A week after her death, on April 7th, 1549, Calvin wrote to his friend Viret of some intimate details of the final few hours with his wife:
Although the death of my wife has been exceedingly painful to me, yet I subdue my grief as well as I can ... I have been bereaved of the best companion of my life, of one who, had it been so ordered, would not only have been the willing sharer of my indigence, but even of my death. During her life she was the faithful helper of my ministry. From her I never experienced the slightest hindrance. She was never troublesome to me throughout the entire course of her illness; she was more anxious about her children than about herself.

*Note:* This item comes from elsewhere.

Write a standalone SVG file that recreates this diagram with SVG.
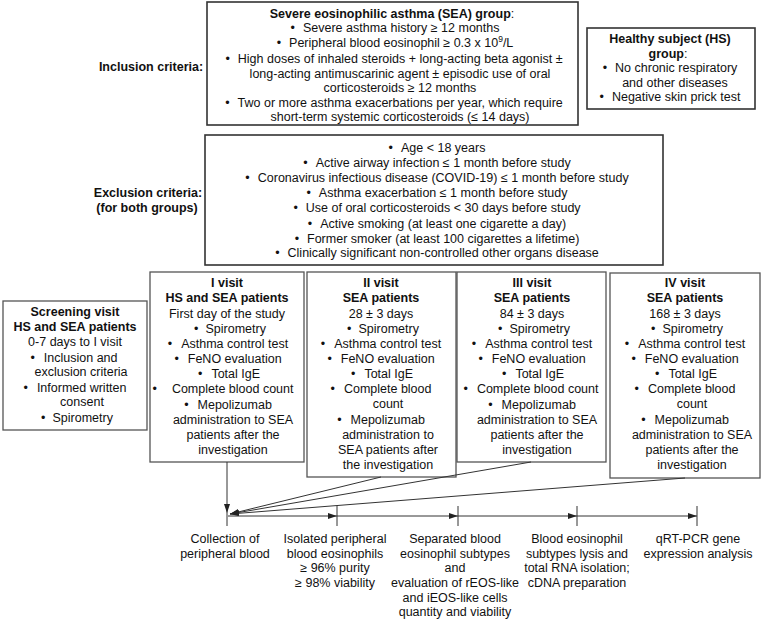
<svg xmlns="http://www.w3.org/2000/svg" width="764" height="622" viewBox="0 0 764 622">
<defs>
<style>
.t{font-family:"Liberation Sans",Arial,sans-serif;font-size:12.5px;fill:#111;text-anchor:middle}
.b{font-weight:bold}
.box{fill:#fff;stroke:#333;stroke-width:1.6}
.vbox{fill:#fff;stroke:#555;stroke-width:1.3}
.ln{stroke:#333;stroke-width:1;fill:none}
</style>
<marker id="ah" viewBox="0 0 9 6" refX="9" refY="3" markerWidth="9" markerHeight="6" markerUnits="userSpaceOnUse" orient="auto">
<path d="M0,0 L9,3 L0,6 z" fill="#222"/>
</marker>
</defs>
<rect width="764" height="622" fill="#fff"/>

<g id="label-inclusion">
<text class="t b" x="151" y="71">Inclusion criteria:</text>
</g>

<g id="sea-group">
<rect class="box" x="207" y="2" width="371" height="123"/>
<text class="t" x="392" y="18"><tspan class="b">Severe eosinophilic asthma (SEA) group</tspan>:</text>
<text class="t" x="395" y="32">•<tspan dx="8">Severe asthma history ≥ 12 months</tspan></text>
<text class="t" x="395" y="47">•<tspan dx="8">Peripheral blood eosinophil ≥ 0.3 x 10</tspan><tspan font-size="8.5" dy="-5">9</tspan><tspan dy="5">/L</tspan></text>
<text class="t" x="394" y="63">•<tspan dx="8">High doses of inhaled steroids + long-acting beta agonist ±</tspan></text>
<text class="t" x="400" y="77.5">long-acting antimuscarinic agent ± episodic use of oral</text>
<text class="t" x="400" y="92">corticosteroids ≥ 12 months</text>
<text class="t" x="394" y="106.5">•<tspan dx="8">Two or more asthma exacerbations per year, which require</tspan></text>
<text class="t" x="400" y="121">short-term systemic corticosteroids (≤ 14 days)</text>
</g>

<g id="hs-group">
<rect class="box" x="587" y="28" width="168" height="81"/>
<text class="t b" x="670" y="43">Healthy subject (HS)</text>
<text class="t" x="668" y="57.5"><tspan class="b">group</tspan>:</text>
<text class="t" x="670" y="72">•<tspan dx="8">No chronic respiratory</tspan></text>
<text class="t" x="675" y="86.5">and other diseases</text>
<text class="t" x="670" y="101">•<tspan dx="8">Negative skin prick test</tspan></text>
</g>

<g id="label-exclusion">
<text class="t b" x="148" y="197">Exclusion criteria:</text>
<text class="t b" x="147" y="211.5">(for both groups)</text>
</g>

<g id="exclusion">
<rect class="box" x="205" y="135" width="458" height="130"/>
<text class="t" x="437" y="152">•<tspan dx="8">Age &lt; 18 years</tspan></text>
<text class="t" x="437" y="167">•<tspan dx="8">Active airway infection ≤ 1 month before study</tspan></text>
<text class="t" x="437" y="182">•<tspan dx="8">Coronavirus infectious disease (COVID-19) ≤ 1 month before study</tspan></text>
<text class="t" x="437" y="197">•<tspan dx="8">Asthma exacerbation ≤ 1 month before study</tspan></text>
<text class="t" x="437" y="212">•<tspan dx="8">Use of oral corticosteroids &lt; 30 days before study</tspan></text>
<text class="t" x="437" y="227.5">•<tspan dx="8">Active smoking (at least one cigarette a day)</tspan></text>
<text class="t" x="437" y="242.5">•<tspan dx="8">Former smoker (at least 100 cigarettes a lifetime)</tspan></text>
<text class="t" x="437" y="257">•<tspan dx="8">Clinically significant non-controlled other organs disease</tspan></text>
</g>

<g id="screening">
<rect class="vbox" x="3" y="301" width="144" height="129"/>
<text class="t b" x="75" y="316">Screening visit</text>
<text class="t b" x="75" y="331">HS and SEA patients</text>
<text class="t" x="75" y="346">0-7 days to I visit</text>
<text class="t" x="74" y="362">•<tspan dx="9">Inclusion and</tspan></text>
<text class="t" x="81" y="376">exclusion criteria</text>
<text class="t" x="75" y="392">•<tspan dx="9">Informed written</tspan></text>
<text class="t" x="82" y="406">consent</text>
<text class="t" x="77" y="422">•<tspan dx="7">Spirometry</tspan></text>
</g>

<g id="visit1">
<rect class="vbox" x="150" y="272" width="154" height="190"/>
<text class="t b" x="227" y="287">I visit</text>
<text class="t b" x="227" y="302">HS and SEA patients</text>
<text class="t" x="227" y="318">First day of the study</text>
<text class="t" x="230" y="333">•<tspan dx="7">Spirometry</tspan></text>
<text class="t" x="228" y="348">•<tspan dx="9">Asthma control test</tspan></text>
<text class="t" x="228" y="363">•<tspan dx="9">FeNO evaluation</tspan></text>
<text class="t" x="229" y="378">•<tspan dx="9">Total IgE</tspan></text>
<text class="t" x="223" y="393">•<tspan dx="15">Complete blood count</tspan></text>
<text class="t" x="228" y="409">•<tspan dx="9">Mepolizumab</tspan></text>
<text class="t" x="233" y="424">administration to SEA</text>
<text class="t" x="233" y="439">patients after the</text>
<text class="t" x="233" y="454">investigation</text>
</g>

<g id="visit2">
<rect class="vbox" x="307" y="272" width="149" height="205"/>
<text class="t b" x="381" y="287">II visit</text>
<text class="t b" x="381" y="302">SEA patients</text>
<text class="t" x="381" y="318">28 ± 3 days</text>
<text class="t" x="383" y="333">•<tspan dx="7">Spirometry</tspan></text>
<text class="t" x="381" y="348">•<tspan dx="9">Asthma control test</tspan></text>
<text class="t" x="381" y="363">•<tspan dx="9">FeNO evaluation</tspan></text>
<text class="t" x="382" y="378">•<tspan dx="9">Total IgE</tspan></text>
<text class="t" x="381" y="393">•<tspan dx="9">Complete blood</tspan></text>
<text class="t" x="388" y="408">count</text>
<text class="t" x="381" y="424">•<tspan dx="9">Mepolizumab</tspan></text>
<text class="t" x="388" y="439">administration to</text>
<text class="t" x="388" y="454">SEA patients after</text>
<text class="t" x="388" y="469">the investigation</text>
</g>

<g id="visit3">
<rect class="vbox" x="457" y="272" width="149" height="190"/>
<text class="t b" x="532" y="287">III visit</text>
<text class="t b" x="532" y="302">SEA patients</text>
<text class="t" x="532" y="318">84 ± 3 days</text>
<text class="t" x="534" y="333">•<tspan dx="7">Spirometry</tspan></text>
<text class="t" x="532" y="348">•<tspan dx="9">Asthma control test</tspan></text>
<text class="t" x="532" y="363">•<tspan dx="9">FeNO evaluation</tspan></text>
<text class="t" x="533" y="378">•<tspan dx="9">Total IgE</tspan></text>
<text class="t" x="531" y="393">•<tspan dx="9">Complete blood count</tspan></text>
<text class="t" x="532" y="409">•<tspan dx="9">Mepolizumab</tspan></text>
<text class="t" x="537" y="424">administration to SEA</text>
<text class="t" x="537" y="439">patients after the</text>
<text class="t" x="537" y="454">investigation</text>
</g>

<g id="visit4">
<rect class="vbox" x="610" y="273" width="150" height="205"/>
<text class="t b" x="685" y="287">IV visit</text>
<text class="t b" x="685" y="302">SEA patients</text>
<text class="t" x="685" y="318">168 ± 3 days</text>
<text class="t" x="687" y="333">•<tspan dx="7">Spirometry</tspan></text>
<text class="t" x="685" y="348">•<tspan dx="9">Asthma control test</tspan></text>
<text class="t" x="685" y="363">•<tspan dx="9">FeNO evaluation</tspan></text>
<text class="t" x="686" y="378">•<tspan dx="9">Total IgE</tspan></text>
<text class="t" x="685" y="393">•<tspan dx="9">Complete blood</tspan></text>
<text class="t" x="692" y="408">count</text>
<text class="t" x="685" y="424">•<tspan dx="9">Mepolizumab</tspan></text>
<text class="t" x="692" y="439">administration to SEA</text>
<text class="t" x="692" y="454">patients after the</text>
<text class="t" x="692" y="469">investigation</text>
</g>

<g id="connectors">
<path class="ln" d="M227,462 L227,513" marker-end="url(#ah)"/>
<path class="ln" d="M227,513 L227,526"/>
<path class="ln" d="M381,477 L230,514" marker-end="url(#ah)"/>
<path class="ln" d="M531,462 L230,514" marker-end="url(#ah)"/>
<path class="ln" d="M685,478 L230,514" marker-end="url(#ah)"/>
<path class="ln" d="M228,516 L337,516" marker-end="url(#ah)"/>
<path class="ln" d="M337,516 L458,516" marker-end="url(#ah)"/>
<path class="ln" d="M458,516 L577,516" marker-end="url(#ah)"/>
<path class="ln" d="M577,516 L697,516" marker-end="url(#ah)"/>
<path class="ln" d="M337,506 L337,526 M458,506 L458,526 M577,506 L577,526 M697,506 L697,526"/>
</g>

<g id="step1">
<text class="t" x="225" y="543">Collection of</text>
<text class="t" x="225" y="557.5">peripheral blood</text>
</g>
<g id="step2">
<text class="t" x="335" y="543">Isolated peripheral</text>
<text class="t" x="335" y="557.5">blood eosinophils</text>
<text class="t" x="335" y="572">≥ 96% purity</text>
<text class="t" x="335" y="587">≥ 98% viability</text>
</g>
<g id="step3">
<text class="t" x="455" y="543">Separated blood</text>
<text class="t" x="455" y="557.5">eosinophil subtypes</text>
<text class="t" x="455" y="572">and</text>
<text class="t" x="455" y="587">evaluation of rEOS-like</text>
<text class="t" x="455" y="602">and iEOS-like cells</text>
<text class="t" x="455" y="616">quantity and viability</text>
</g>
<g id="step4">
<text class="t" x="577" y="543">Blood eosinophil</text>
<text class="t" x="577" y="557.5">subtypes lysis and</text>
<text class="t" x="577" y="572">total RNA isolation;</text>
<text class="t" x="577" y="587">cDNA preparation</text>
</g>
<g id="step5">
<text class="t" x="698" y="543">qRT-PCR gene</text>
<text class="t" x="698" y="557.5">expression analysis</text>
</g>
</svg>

As I feared these private cares might annoy her to no purpose, I took occasion, on the third day before her death, to mention that I would not fail in discharging my duty to her children. Taking up the matter immediately, she said, “I have already committed them to God.” When I said that that was not to prevent me from caring for them, she replied, “I know you will not neglect what you know has been committed to God.” Lately, also, when a certain woman insisted that she should talk with me regarding these matters, I, for the first time, heard her give the following brief answer: “Assuredly the principal thing is that they live a pious and holy life. My husband is not to be urged to instruct them in religious knowledge and in the fear of God. If they be pious, I am sure he will gladly be a father to them; but if not, they do not deserve that I should ask for aught in their behalf.” This nobleness of mind will weigh more with me than a hundred recommendations.[1] 13
A few days later, in a letter to Farel, he would relate his wife’s final words:
O glorious resurrection! O God of Abraham, and of all our fathers, in thee have the faithful trusted during so many past ages, and none of them have trusted in vain. I also will hope.14
Calvin would never re-marry and in one of his sermons on 1 Timothy, preached in 1554, some five years after the death of his wife, he included a rare moment of self-reflection as he pondered the reason:
“As for me, I do not want anyone to think me very virtuous because I was not married. It would rather be a fault in me if I could serve God better in marriage than remaining as I am ... But I know my infirmity, that perhaps a woman might not be happy with me. However that may be, I abstain from marriage in order that I may be more free to serve God. But this is not because I think that I am more virtuous than my brethren. Fie to me if I had that false opinion.”15
Writing in November 1555 to Richard Vauville, who had also lost his wife, Calvin would say:
How deep a wound the death of your wife must have inflicted on your heart, I judge from my own feelings. For I recollect how difficult it was for me seven years ago to get over a similar sorrow. But as you know perfectly well, what are the suitable remedies for alleviating an excessive sorrow, I have nothing else to do than to remind you to summon them to your aid. Among other things, this is no mean source of consolation, which nevertheless the flesh seizes upon to aggravate our sorrow, that you lived with a wife of such a disposition, that you will willingly renew your fellowship with her when you shall be called out of this world. Then an example of dying piously was offered to you by the companion of your life. If it were my task to exhort a private person, I should order him to weigh in his own mind, what he owes to his Creator. For we unjustly defraud God of his right, unless each of us lives and dies in dependence on his sovereign pleasure.16
Calvin would spend fifteen years without Idelette, until he too would be called to join her in the presence of the Lord Jesus Christ above.